The electronic circuits which perform the mathematical operations such as differentiation and integration are called as differentiator and integrator, respectively.
This chapter discusses in detail about op-amp based differentiator and integrator. Please note that these also come under linear applications of op-amp.
A differentiator is an electronic circuit that produces an output equal to the first derivative of its input. This section discusses about the op-amp based differentiator in detail.
An op-amp based differentiator produces an output, which is equal to the differential of input voltage that is applied to its inverting terminal. The circuit diagram of an op-amp based differentiator is shown in the following figure −
In the above circuit, the non-inverting input terminal of the op-amp is connected to ground. That means zero volts is applied to its non-inverting input terminal.
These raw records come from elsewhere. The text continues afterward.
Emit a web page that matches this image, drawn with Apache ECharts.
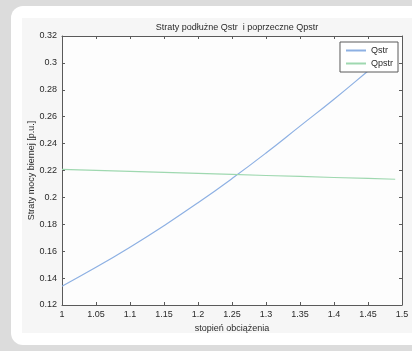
<!DOCTYPE html>
<html>
<head>
<meta charset="utf-8">
<script src="https://cdn.jsdelivr.net/npm/echarts@6/dist/echarts.min.js"></script>
<style>
  html, body { margin: 0; padding: 0; background: #dcdcdc; }
  #chart { width: 412px; height: 351px; }
</style>
</head>
<body>
<div id="chart"></div>
<script>
// stopień obciążenia (x) i straty (y)
var load = [1.00, 1.05, 1.10, 1.15, 1.20, 1.25, 1.30, 1.35, 1.40, 1.45, 1.49];
var qstr = [0.134, 0.148, 0.163, 0.179, 0.196, 0.214, 0.233, 0.253, 0.273, 0.294, 0.311];
var qpstr = [0.2209, 0.2201, 0.2194, 0.2186, 0.2179, 0.2171, 0.2163, 0.2156, 0.2148, 0.2141, 0.2135];
var seriesNames = ['Qstr', 'Qpstr'];
var seriesColors = ['#8db0e3', '#9fd8b0'];

function pairs(xs, ys) {
    var out = [];
    for (var i = 0; i < xs.length; i++) out.push([xs[i], ys[i]]);
    return out;
}

var chart = echarts.init(document.getElementById('chart'));
var font = 'Liberation Sans, Arial, sans-serif';
var boxColor = '#5a5a5a';
var txt = '#2a2a2a';

var option = {
    backgroundColor: '#dcdcdc',
    animation: false,
    textStyle: { fontFamily: font },
    graphic: [
        // biała karta
        { type: 'rect', z: -10, silent: true,
          shape: { x: 11, y: 6, width: 420, height: 339, r: 12 },
          style: { fill: '#ffffff' } },
        // tło figury
        { type: 'rect', z: -9, silent: true,
          shape: { x: 22, y: 18, width: 400, height: 315 },
          style: { fill: '#f6f6f6' } },
        // tło osi
        { type: 'rect', z: -8, silent: true,
          shape: { x: 62, y: 36, width: 340, height: 269 },
          style: { fill: '#fdfdfd' } }
    ],
    title: {
        text: 'Straty podłużne Qstr  i poprzeczne Qpstr',
        left: 232, top: 18, textAlign: 'center',
        textStyle: { fontSize: 9, fontWeight: 'normal', color: txt, fontFamily: font }
    },
    legend: {
        orient: 'vertical',
        right: 14, top: 42,
        data: [
            { name: seriesNames[0], itemStyle: { color: seriesColors[0] } },
            { name: seriesNames[1], itemStyle: { color: seriesColors[1] } }
        ],
        icon: 'rect',
        backgroundColor: '#ffffff',
        borderColor: boxColor,
        borderWidth: 1,
        borderRadius: 0,
        padding: [4, 5, 4, 6],
        itemGap: 4,
        itemWidth: 20,
        itemHeight: 2,
        textStyle: { fontSize: 9, color: txt, fontFamily: font }
    },
    grid: { left: 62, right: 10, top: 36, bottom: 46, containLabel: false },
    xAxis: [{
        type: 'value', min: 1, max: 1.5, interval: 0.05,
        name: 'stopień obciążenia', nameLocation: 'middle', nameGap: 19,
        nameMoveOverlap: false,
        nameTextStyle: { fontSize: 9, color: txt },
        axisLine: { onZero: false, lineStyle: { color: boxColor } },
        axisTick: { inside: true, length: 3, lineStyle: { color: boxColor } },
        axisLabel: { fontSize: 9, color: txt, margin: 5,
            formatter: function (v) { return +v.toFixed(2) + ''; } },
        splitLine: { show: false }
    }, {
        type: 'value', position: 'top', min: 1, max: 1.5, interval: 0.05,
        axisLine: { show: true, lineStyle: { color: boxColor } },
        axisTick: { inside: true, length: 3, lineStyle: { color: boxColor } },
        axisLabel: { show: false },
        splitLine: { show: false }
    }],
    yAxis: [{
        type: 'value', min: 0.12, max: 0.32, interval: 0.02,
        name: 'Straty mocy biernej [p.u.]', nameLocation: 'middle', nameGap: 26,
        nameMoveOverlap: false,
        nameTextStyle: { fontSize: 9, color: txt },
        axisLine: { show: true, onZero: false, lineStyle: { color: boxColor } },
        axisTick: { show: true, inside: true, length: 3, lineStyle: { color: boxColor } },
        axisLabel: { fontSize: 9, color: txt, margin: 5,
            formatter: function (v) { return +v.toFixed(2) + ''; } },
        splitLine: { show: false }
    }, {
        type: 'value', position: 'right', min: 0.12, max: 0.32, interval: 0.02,
        axisLine: { show: true, lineStyle: { color: boxColor } },
        axisTick: { show: true, inside: true, length: 3, lineStyle: { color: boxColor } },
        axisLabel: { show: false },
        splitLine: { show: false }
    }],
    series: [{
        name: seriesNames[0], type: 'line', smooth: true, symbol: 'none',
        data: pairs(load, qstr),
        lineStyle: { color: seriesColors[0], width: 1.2 },
        itemStyle: { color: seriesColors[0] }
    }, {
        name: seriesNames[1], type: 'line', symbol: 'none',
        data: pairs(load, qpstr),
        lineStyle: { color: seriesColors[1], width: 1.2 },
        itemStyle: { color: seriesColors[1] }
    }]
};

chart.setOption(option);
window.onresize = function () { chart.resize(); };
</script>
</body>
</html>
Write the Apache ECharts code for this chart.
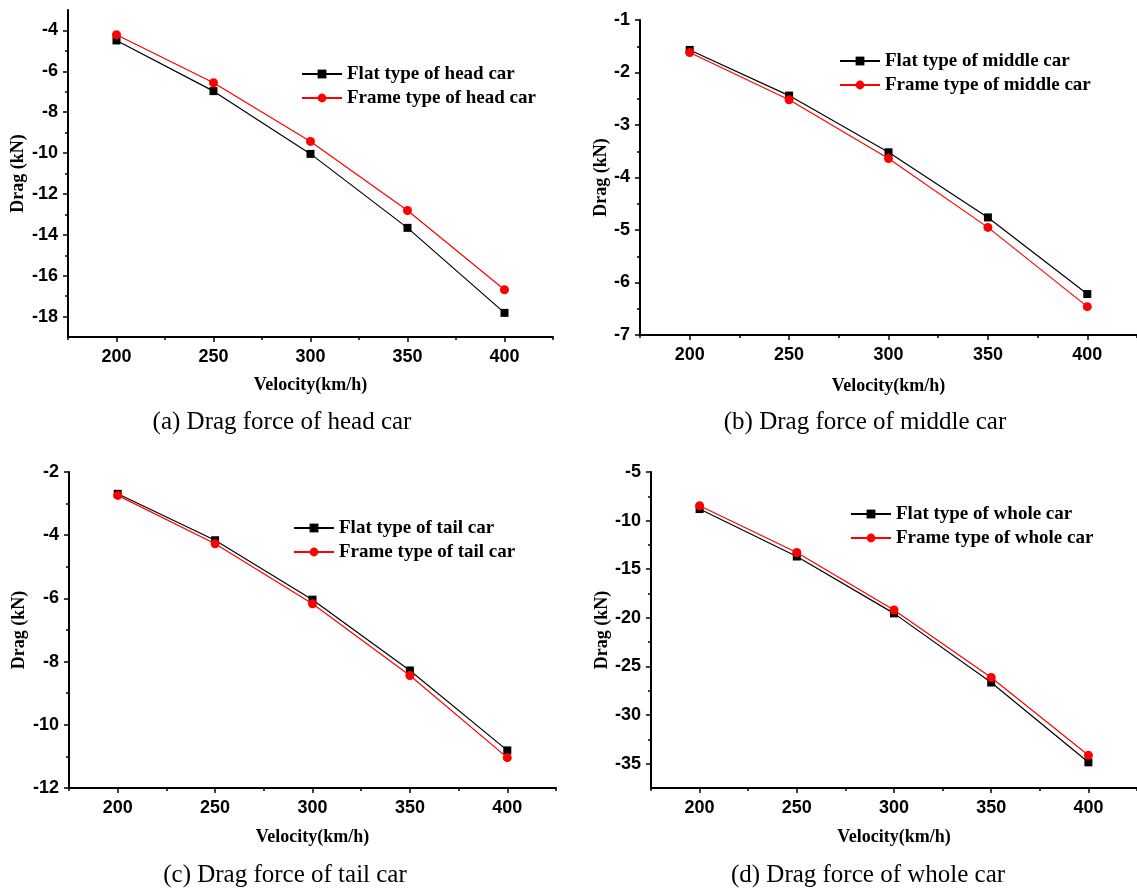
<!DOCTYPE html>
<html>
<head>
<meta charset="utf-8">
<script src="https://cdn.jsdelivr.net/npm/echarts@6/dist/echarts.min.js"></script>
<style>
	html, body {margin: 0; padding: 0; background: #fff;}
	#chart {width: 1137px; height: 891px;}
</style>
</head>
<body>
<div id="chart"></div>
<script>
// velocities on the x axis
const velocity = [200, 250, 300, 350, 400];
const velocityMinor = [175, 225, 275, 325, 375, 425];

// drag values (kN)
const headFlat = [-4.49, -6.97, -10.04, -13.66, -17.82];
const headFrame = [-4.21, -6.56, -9.43, -12.81, -16.69];
const middleFlat = [-1.57, -2.44, -3.52, -4.76, -6.22];
const middleFrame = [-1.62, -2.52, -3.64, -4.95, -6.46];
const tailFlat = [-2.69, -4.16, -6.04, -8.28, -10.81];
const tailFrame = [-2.74, -4.27, -6.17, -8.44, -11.04];
const wholeFlat = [-8.81, -13.69, -19.54, -26.65, -34.86];
const wholeFrame = [-8.47, -13.28, -19.19, -26.13, -34.14];

// y axis ticks
const headTicks = [-4, -6, -8, -10, -12, -14, -16, -18];
const headMinor = [-5, -7, -9, -11, -13, -15, -17];
const middleTicks = [-1, -2, -3, -4, -5, -6, -7];
const middleMinor = [-1.5, -2.5, -3.5, -4.5, -5.5, -6.5];
const tailTicks = [-2, -4, -6, -8, -10, -12];
const tailMinor = [-3, -5, -7, -9, -11];
const wholeTicks = [-5, -10, -15, -20, -25, -30, -35];
const wholeMinor = [-7.5, -12.5, -17.5, -22.5, -27.5, -32.5];

const panels = [
	{
		box: [68, 10, 485, 327], yRange: [-19, -3], ticks: headTicks, minor: headMinor,
		names: ['Flat type of head car', 'Frame type of head car'], data: [headFlat, headFrame],
		legend: [301, 64], xGap: 39, yGap: 41,
		caption: ['(a) Drag force of head car', 282, 422]
	},
	{
		box: [640, 20, 502, 315], yRange: [-7, -1], ticks: middleTicks, minor: middleMinor,
		names: ['Flat type of middle car', 'Frame type of middle car'], data: [middleFlat, middleFrame],
		legend: [839, 51], xGap: 42, yGap: 29,
		caption: ['(b) Drag force of middle car', 865, 422]
	},
	{
		box: [69, 472, 487, 316], yRange: [-12, -2], ticks: tailTicks, minor: tailMinor,
		names: ['Flat type of tail car', 'Frame type of tail car'], data: [tailFlat, tailFrame],
		legend: [293, 518], xGap: 40, yGap: 41,
		caption: ['(c) Drag force of tail car', 285, 875]
	},
	{
		box: [651, 472, 491, 316], yRange: [-37.5, -5], ticks: wholeTicks, minor: wholeMinor,
		names: ['Flat type of whole car', 'Frame type of whole car'], data: [wholeFlat, wholeFrame],
		legend: [850, 504], xGap: 40, yGap: 39,
		caption: ['(d) Drag force of whole car', 868, 875]
	}
];

const black = '#000000';
const red = '#ff0000';
const tickFont = {fontFamily: 'Liberation Sans', fontWeight: 'bold', fontSize: 18, color: black};
const nameFont = {fontFamily: 'Liberation Serif', fontWeight: 'bold', fontSize: 18, color: black};

const chart = echarts.init(document.getElementById('chart'));
const option = {
	animation: false,
	backgroundColor: '#fff',
	grid: [], xAxis: [], yAxis: [], series: [], legend: [], graphic: []
};

panels.forEach((p, i) => {
	option.grid.push({left: p.box[0], top: p.box[1], width: p.box[2], height: p.box[3]});

	// main x axis + a tick-only twin for the minor ticks
	option.xAxis.push({
		gridIndex: i, type: 'value', position: 'bottom', min: 175, max: 425,
		name: 'Velocity(km/h)', nameLocation: 'middle', nameGap: p.xGap, nameTextStyle: nameFont,
		axisLine: {onZero: false, lineStyle: {color: black, width: 2}},
		axisTick: {customValues: velocity, length: 5, lineStyle: {color: black, width: 1.5}},
		axisLabel: {customValues: velocity, margin: 11, ...tickFont},
		splitLine: {show: false}
	});
	option.xAxis.push({
		gridIndex: i, type: 'value', position: 'bottom', min: 175, max: 425,
		axisLine: {show: false, onZero: false},
		axisTick: {customValues: velocityMinor, length: 3, lineStyle: {color: black, width: 1.5}},
		axisLabel: {show: false},
		splitLine: {show: false}
	});

	option.yAxis.push({
		gridIndex: i, type: 'value', position: 'left', min: p.yRange[0], max: p.yRange[1],
		name: 'Drag (kN)', nameLocation: 'middle', nameGap: p.yGap, nameTextStyle: nameFont,
		axisLine: {onZero: false, lineStyle: {color: black, width: 2}},
		axisTick: {customValues: p.ticks, length: 5, lineStyle: {color: black, width: 1.5}},
		axisLabel: {customValues: p.ticks, margin: 10, ...tickFont},
		splitLine: {show: false}
	});
	option.yAxis.push({
		gridIndex: i, type: 'value', position: 'left', min: p.yRange[0], max: p.yRange[1],
		axisLine: {show: false, onZero: false},
		axisTick: {customValues: p.minor, length: 3, lineStyle: {color: black, width: 1.5}},
		axisLabel: {show: false},
		splitLine: {show: false}
	});

	const styles = [
		{color: black, symbol: 'rect', size: 8},
		{color: red, symbol: 'circle', size: 9}
	];
	p.names.forEach((name, k) => {
		option.series.push({
			type: 'line', name: name,
			xAxisIndex: 2 * i, yAxisIndex: 2 * i,
			data: velocity.map((v, j) => [v, p.data[k][j]]),
			symbol: styles[k].symbol, symbolSize: styles[k].size,
			itemStyle: {color: styles[k].color},
			lineStyle: {color: styles[k].color, width: 1.2},
			z: 2 + k
		});
	});

	option.legend.push({
		data: p.names, orient: 'vertical', left: p.legend[0], top: p.legend[1],
		padding: 0, itemWidth: 40, itemHeight: 11, itemGap: 4,
		textStyle: {...nameFont, fontSize: 19, lineHeight: 20}
	});

	option.graphic.push({
		type: 'text', x: p.caption[1], y: p.caption[2],
		style: {
			text: p.caption[0], font: '25px "Liberation Serif"', fill: black,
			textAlign: 'center', textVerticalAlign: 'middle', align: 'center', verticalAlign: 'middle'
		}
	});
});

chart.setOption(option);
</script>
</body>
</html>
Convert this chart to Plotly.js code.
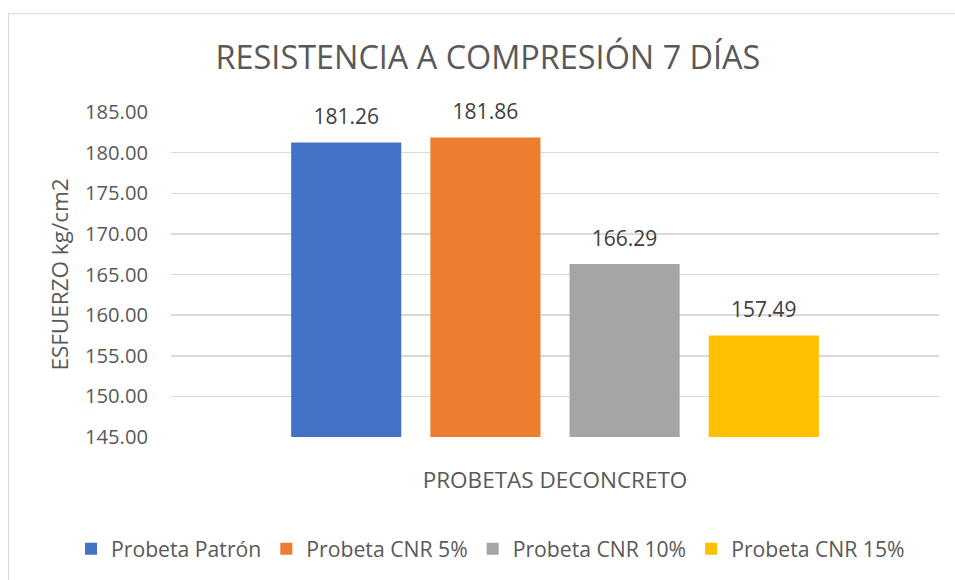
<!DOCTYPE html>
<html>
<head>
<meta charset="utf-8">
<script src="https://cdn.plot.ly/plotly-3.0.1.min.js"></script>
<style>
html,body{margin:0;padding:0;background:#fff;}
#chart{width:955px;height:580px;}
</style>
</head>
<body>
<div id="chart"></div>
<script>
const category = ["PROBETAS DECONCRETO"];
const seriesNames = ["Probeta Patrón", "Probeta CNR 5%", "Probeta CNR 10%", "Probeta CNR 15%"];
const seriesValues = [181.26, 181.86, 166.29, 157.49];
const seriesColors = ["#4472C4", "#ED7D31", "#A5A5A5", "#FFC000"];
const yTickValues = [145, 150, 155, 160, 165, 170, 175, 180, 185];

const FONT = "Open Sans, Liberation Sans, sans-serif";

const barTraces = seriesNames.map((name, i) => ({
  type: "bar",
  name: name,
  x: category,
  y: [seriesValues[i]],
  offsetgroup: "g" + i,
  marker: {color: seriesColors[i]},
  hoverinfo: "none"
}));

// value labels, placed above each bar through the same grouped category scale
const labelTraces = seriesNames.map((name, i) => ({
  type: "scatter",
  mode: "markers+text",
  name: name + " label",
  x: category,
  y: [seriesValues[i]],
  offsetgroup: "g" + i,
  marker: {size: 19, color: "rgba(0,0,0,0)"},
  text: [seriesValues[i].toFixed(2)],
  textposition: "top center",
  textfont: {family: FONT, size: 21, color: "#404040"},
  cliponaxis: false,
  showlegend: false,
  hoverinfo: "none"
}));

const layout = {
  width: 955,
  height: 580,
  paper_bgcolor: "#ffffff",
  plot_bgcolor: "#ffffff",
  margin: {l: 171, r: 16, t: 112, b: 142},
  font: {family: FONT, color: "#595959"},
  title: {
    text: "RESISTENCIA A COMPRESIÓN 7 DÍAS",
    font: {family: FONT, size: 32.4, color: "#595959"},
    x: 0.511, xanchor: "center", xref: "container",
    y: 1 - 58/580, yanchor: "middle", yref: "container"
  },
  barmode: "group",
  bargap: 0.275,
  bargroupgap: 0.209,
  scattermode: "group",
  scattergap: 0.275,
  xaxis: {
    type: "category",
    showgrid: false,
    showline: false,
    zeroline: false,
    ticks: "",
    ticklabelstandoff: 27,
    tickfont: {family: FONT, size: 22.5, color: "#595959"}
  },
  yaxis: {
    range: [145, 185],
    tickvals: yTickValues,
    ticktext: yTickValues.map(v => v.toFixed(2)),
    showgrid: true,
    gridcolor: "#D9D9D9",
    gridwidth: 1.5,
    zeroline: false,
    showline: false,
    ticks: "",
    ticklabelstandoff: 22,
    tickfont: {family: FONT, size: 20.2, color: "#595959"},
    title: {
      text: "ESFUERZO kg/cm2",
      font: {family: FONT, size: 22.5, color: "#595959"},
      standoff: 10
    }
  },
  showlegend: true,
  legend: {
    orientation: "h",
    x: (71 - 171) / 768, xanchor: "left", xref: "paper",
    y: (438 - 549) / 326, yanchor: "middle", yref: "paper",
    font: {family: FONT, size: 21.2, color: "#595959"},
    itemclick: false,
    traceorder: "normal"
  },
  shapes: [{
    type: "rect",
    xref: "paper", yref: "paper",
    x0: (8.5 - 171) / 768, x1: (960 - 171) / 768,
    y0: (438 - 600) / 326, y1: (438 - 13.5) / 326,
    line: {color: "#D9D9D9", width: 1},
    fillcolor: "rgba(0,0,0,0)",
    layer: "below"
  }]
};

Plotly.newPlot("chart", barTraces.concat(labelTraces), layout, {displayModeBar: false, staticPlot: true});
</script>
</body>
</html>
According to the virtual short concept, the voltage at the inverting input terminal of opamp will be equal to the voltage present at its non-inverting input terminal. So, the voltage at the inverting input terminal of op-amp will be zero volts.
The nodal equation at the inverting input terminal's node is −
$$C\frac{\text{d}(0-V_{i})}{\text{d}t}+\frac{0-V_0}{R}=0$$
$$=>-C\frac{\text{d}V_{i}}{\text{d}t}=\frac{V_0}{R}$$
$$=>V_{0}=-RC\frac{\text{d}V_{i}}{\text{d}t}$$
If $RC=1\sec$, then the output voltage $V_{0}$ will be −
$$V_{0}=-\frac{\text{d}V_{i}}{\text{d}t}$$
Thus, the op-amp based differentiator circuit shown above will produce an output, which is the differential of input voltage $V_{i}$, when the magnitudes of impedances of resistor and capacitor are reciprocal to each other.
Note that the output voltage $V_{0}$ is having a negative sign, which indicates that there exists a 1800 phase difference between the input and the output.
An integrator is an electronic circuit that produces an output that is the integration of the applied input. This section discusses about the op-amp based integrator.
An op-amp based integrator produces an output, which is an integral of the input voltage applied to its inverting terminal. The circuit diagram of an op-amp based integrator is shown in the following figure −
In the circuit shown above, the non-inverting input terminal of the op-amp is connected to ground. That means zero volts is applied to its non-inverting input terminal.
According to virtual short concept, the voltage at the inverting input terminal of op-amp will be equal to the voltage present at its non-inverting input terminal. So, the voltage at the inverting input terminal of op-amp will be zero volts.
The nodal equation at the inverting input terminal is −
$$\frac{0-V_i}{R}+C\frac{\text{d}(0-V_{0})}{\text{d}t}=0$$
$$=>\frac{-V_i}{R}=C\frac{\text{d}V_{0}}{\text{d}t}$$
$$=>\frac{\text{d}V_{0}}{\text{d}t}=-\frac{V_i}{RC}$$
$$=>{d}V_{0}=\left(-\frac{V_i}{RC}\right){\text{d}t}$$
Integrating both sides of the equation shown above, we get −
$$\int{d}V_{0}=\int\left(-\frac{V_i}{RC}\right){\text{d}t}$$
$$=>V_{0}=-\frac{1}{RC}\int V_{t}{\text{d}t}$$
If $RC=1\sec$, then the output voltage, $V_{0}$ will be −
$$V_{0}=-\int V_{i}{\text{d}t}$$
So, the op-amp based integrator circuit discussed above will produce an output, which is the integral of input voltage $V_{i}$, when the magnitude of impedances of resistor and capacitor are reciprocal to each other.
Note − The output voltage, $V_{0}$ is having a negative sign, which indicates that there exists 1800 phase difference between the input and the output.